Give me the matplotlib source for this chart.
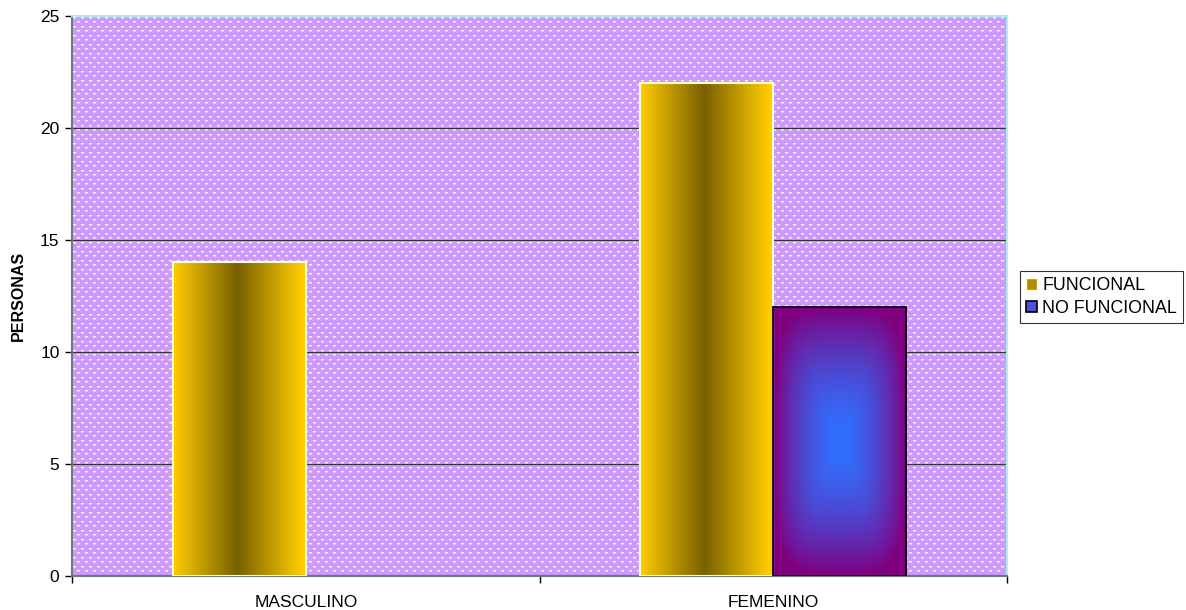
import numpy as np
import matplotlib.pyplot as plt
from matplotlib.patches import Patch

categories = ['MASCULINO', 'FEMENINO']
funcional = [14, 22]
no_funcional = [0, 12]
series_names = ['FUNCIONAL', 'NO FUNCIONAL']
y_ticks = [0, 5, 10, 15, 20, 25]

plt.rcParams['font.family'] = ['Liberation Sans', 'DejaVu Sans']

fig = plt.figure(figsize=(11.86, 6.1), dpi=100)
ax = fig.add_axes([72 / 1186, 34 / 610, 935 / 1186, 560 / 610])
ax.patch.set_visible(False)

# dotted purple background, placed pixel for pixel behind the axes
W, H = 935, 560
base = np.array([204, 153, 255]) / 255
cream = np.array([252, 246, 214]) / 255
soft = (cream + base) / 2
bg = np.empty((H, W, 3))
bg[:] = base
rows = []
r = 1
while r < H:
    rows.append(r)
    r += 4 if len(rows) % 2 else 5
for k, r in enumerate(rows):
    off = 1 if k % 2 == 0 else 5
    for c in range(off, W - 3, 8):
        bg[r, c:c + 3] = cream
        if r + 1 < H:
            bg[r + 1, c:c + 3] = soft
fig.figimage(bg, xo=72, yo=34, origin='upper', zorder=-1)

x = np.arange(len(categories))
w = 0.285

# horizontal gold gradient for FUNCIONAL
u = np.linspace(0, 1, 200)
t = np.clip(1 - np.abs(u - 0.48) / 0.48, 0, 1)
gold = np.array([255, 204, 0]) / 255
dark = np.array([120, 96, 0]) / 255
g1 = (gold[None, :] * (1 - t[:, None]) + dark[None, :] * t[:, None])[None, :, :]

# rectangular gradient for NO FUNCIONAL: blue centre, purple edges
uu, vv = np.meshgrid(np.linspace(-1, 1, 200), np.linspace(-1, 1, 300))
tt = np.clip((np.abs(uu) ** 4 + np.abs(vv) ** 4) ** 0.25, 0, 1) ** 1.6
blue = np.array([48, 112, 255]) / 255
purple = np.array([128, 0, 128]) / 255
g2 = blue * (1 - tt[..., None]) + purple * tt[..., None]

b1 = ax.bar(x - w / 2, funcional, w, facecolor='none', edgecolor='#ffffcc', linewidth=1.5, zorder=3)
b2 = ax.bar(x + w / 2, no_funcional, w, facecolor='none', edgecolor='black', linewidth=1.3, zorder=3)

for bars, grad in ((b1, g1), (b2, g2)):
    for bar in bars:
        if bar.get_height() <= 0:
            bar.set_visible(False)
            continue
        x0, y0 = bar.get_x(), bar.get_y()
        im = ax.imshow(grad, extent=(x0, x0 + bar.get_width(), y0, y0 + bar.get_height()),
                       aspect='auto', interpolation='bilinear', zorder=2)
        im.set_clip_path(bar)

ax.set_xlim(-0.5, 1.5)
ax.set_ylim(0, 25)
ax.set_yticks(y_ticks)
for yv in y_ticks[1:-1]:
    ax.axhline(yv, color='#333333', linewidth=0.8, zorder=1)

ax.set_xticks(x)
ax.set_xticklabels(categories)
ax.set_xticks([-0.5, 0.5, 1.5], minor=True)
ax.tick_params(axis='x', which='major', length=0, pad=14, labelsize=12.5)
ax.tick_params(axis='x', which='minor', length=5, width=1, color='black')
ax.tick_params(axis='y', length=5, width=1, labelsize=12.5, pad=4)

ax.set_ylabel('PERSONAS', fontsize=11.5, fontweight='bold', labelpad=10)

for side in ('left', 'bottom'):
    ax.spines[side].set_color('#6a7a7a')
    ax.spines[side].set_linewidth(1.5)
for side in ('top', 'right'):
    ax.spines[side].set_color('#aaeeee')
    ax.spines[side].set_linewidth(1.5)

handles = [Patch(facecolor='#b08c00', edgecolor='#ffffcc', linewidth=1),
           Patch(facecolor='#5050e0', edgecolor='black', linewidth=1.2)]
leg = fig.legend(handles, series_names, loc='center left', bbox_to_anchor=(1020 / 1186, 0.513),
                 fontsize=12.8, frameon=True, fancybox=False, edgecolor='black',
                 handlelength=0.6, handleheight=0.6, handletextpad=0.3,
                 borderpad=0.35, labelspacing=0.3, borderaxespad=0)
leg.get_frame().set_linewidth(0.8)

fig.savefig('out.png', dpi=100)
───
** PROBLEM STATEMENT **
Extract the full listing above verbatim; pictures are to be left out of the copy.

** FINISHED EXERCISE **
Give me the matplotlib source for this chart.
import numpy as np
import matplotlib.pyplot as plt
from matplotlib.patches import Patch

categories = ['MASCULINO', 'FEMENINO']
funcional = [14, 22]
no_funcional = [0, 12]
series_names = ['FUNCIONAL', 'NO FUNCIONAL']
y_ticks = [0, 5, 10, 15, 20, 25]

plt.rcParams['font.family'] = ['Liberation Sans', 'DejaVu Sans']

fig = plt.figure(figsize=(11.86, 6.1), dpi=100)
ax = fig.add_axes([72 / 1186, 34 / 610, 935 / 1186, 560 / 610])
ax.patch.set_visible(False)

# dotted purple background, placed pixel for pixel behind the axes
W, H = 935, 560
base = np.array([204, 153, 255]) / 255
cream = np.array([252, 246, 214]) / 255
soft = (cream + base) / 2
bg = np.empty((H, W, 3))
bg[:] = base
rows = []
r = 1
while r < H:
    rows.append(r)
    r += 4 if len(rows) % 2 else 5
for k, r in enumerate(rows):
    off = 1 if k % 2 == 0 else 5
    for c in range(off, W - 3, 8):
        bg[r, c:c + 3] = cream
        if r + 1 < H:
            bg[r + 1, c:c + 3] = soft
fig.figimage(bg, xo=72, yo=34, origin='upper', zorder=-1)

x = np.arange(len(categories))
w = 0.285

# horizontal gold gradient for FUNCIONAL
u = np.linspace(0, 1, 200)
t = np.clip(1 - np.abs(u - 0.48) / 0.48, 0, 1)
gold = np.array([255, 204, 0]) / 255
dark = np.array([120, 96, 0]) / 255
g1 = (gold[None, :] * (1 - t[:, None]) + dark[None, :] * t[:, None])[None, :, :]

# rectangular gradient for NO FUNCIONAL: blue centre, purple edges
uu, vv = np.meshgrid(np.linspace(-1, 1, 200), np.linspace(-1, 1, 300))
tt = np.clip((np.abs(uu) ** 4 + np.abs(vv) ** 4) ** 0.25, 0, 1) ** 1.6
blue = np.array([48, 112, 255]) / 255
purple = np.array([128, 0, 128]) / 255
g2 = blue * (1 - tt[..., None]) + purple * tt[..., None]

b1 = ax.bar(x - w / 2, funcional, w, facecolor='none', edgecolor='#ffffcc', linewidth=1.5, zorder=3)
b2 = ax.bar(x + w / 2, no_funcional, w, facecolor='none', edgecolor='black', linewidth=1.3, zorder=3)

for bars, grad in ((b1, g1), (b2, g2)):
    for bar in bars:
        if bar.get_height() <= 0:
            bar.set_visible(False)
            continue
        x0, y0 = bar.get_x(), bar.get_y()
        im = ax.imshow(grad, extent=(x0, x0 + bar.get_width(), y0, y0 + bar.get_height()),
                       aspect='auto', interpolation='bilinear', zorder=2)
        im.set_clip_path(bar)

ax.set_xlim(-0.5, 1.5)
ax.set_ylim(0, 25)
ax.set_yticks(y_ticks)
for yv in y_ticks[1:-1]:
    ax.axhline(yv, color='#333333', linewidth=0.8, zorder=1)

ax.set_xticks(x)
ax.set_xticklabels(categories)
ax.set_xticks([-0.5, 0.5, 1.5], minor=True)
ax.tick_params(axis='x', which='major', length=0, pad=14, labelsize=12.5)
ax.tick_params(axis='x', which='minor', length=5, width=1, color='black')
ax.tick_params(axis='y', length=5, width=1, labelsize=12.5, pad=4)

ax.set_ylabel('PERSONAS', fontsize=11.5, fontweight='bold', labelpad=10)

for side in ('left', 'bottom'):
    ax.spines[side].set_color('#6a7a7a')
    ax.spines[side].set_linewidth(1.5)
for side in ('top', 'right'):
    ax.spines[side].set_color('#aaeeee')
    ax.spines[side].set_linewidth(1.5)

handles = [Patch(facecolor='#b08c00', edgecolor='#ffffcc', linewidth=1),
           Patch(facecolor='#5050e0', edgecolor='black', linewidth=1.2)]
leg = fig.legend(handles, series_names, loc='center left', bbox_to_anchor=(1020 / 1186, 0.513),
                 fontsize=12.8, frameon=True, fancybox=False, edgecolor='black',
                 handlelength=0.6, handleheight=0.6, handletextpad=0.3,
                 borderpad=0.35, labelspacing=0.3, borderaxespad=0)
leg.get_frame().set_linewidth(0.8)

fig.savefig('out.png', dpi=100)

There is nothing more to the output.